# Please post Straight Razor Shaving Soap recipes!



## jgjgjg (Oct 22, 2013)

All, newbie here. I have a friend that is into making soap, and he wants to have him, and me, and our daughters get together for a 'soap making day'.  I'm game...it sounds fun.  

I've used several of his soaps, and they're great for bathing but very bad for shaving.  I'd like to add a recipe into the day for a shaving soap, specifically one designed for tough bearded men to use with straight razors.  I'm currently learning to use a straight, so I have some 'skin in the game' here.

I done a lot of asking around on the straight razor forums, and those men have a strong consensus around several points.  Could you all please post some suggested recipes that fall within the guidelines/consensus points below?

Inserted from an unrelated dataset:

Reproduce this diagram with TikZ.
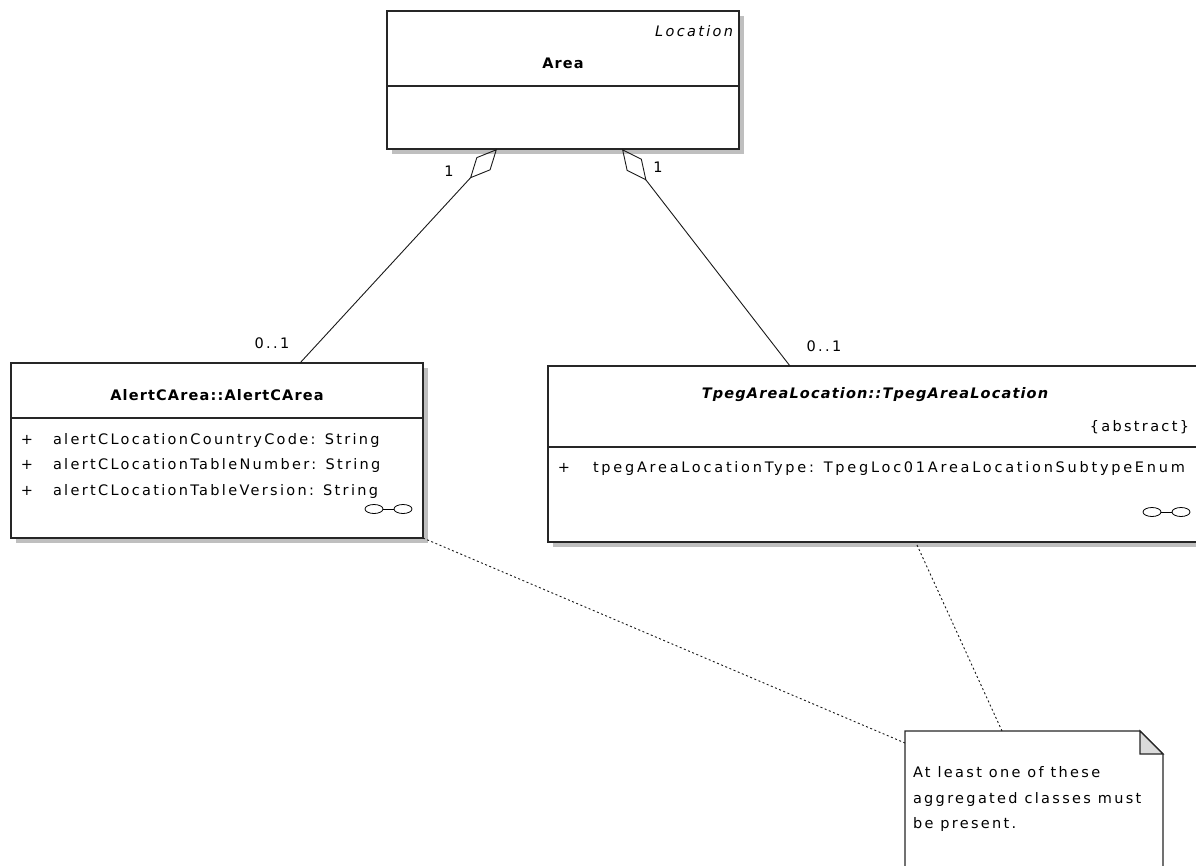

1.  The universal opinion of the straight razor group is:  stay away from anything with olive oil.  No 'reason' for this, except that one of the two common denominators that seem to consistently appear in 'soaps that work poorly for straight shavers' is 'olive oil'.
2.  No 'mechanical' exfoliatants.  Clay quickly dulls the very fragile and difficult to achieve edges on straight razors.  Oats/oatmeal, apricot shell, etc, all get trapped between the skin and razor and either inspires one to use too much pressure and cut onself, or leaves patches of whiskers.
3.  The lather needs to be dense and fluffy, like merangue pie.  Straight shavers will put the soap and some water in a bowl and use a brush to 'whip' the soap into a lather.  The lather thus created should 'maintain' itself long enough to get through a shave, rather than whip up nicely and then fall back down as soon as you let it stand for a few second.
4.  The lather needs to have a 'slick' quality.
5.  The straight razor folks believe they have figured out that 100% sodium hydroxide makes a completely 'hard' soap, and 100% potassium hydroxide makes a totally 'soft' or 'cream' soap.  I'd like something just to the hard side of 'in the middle'.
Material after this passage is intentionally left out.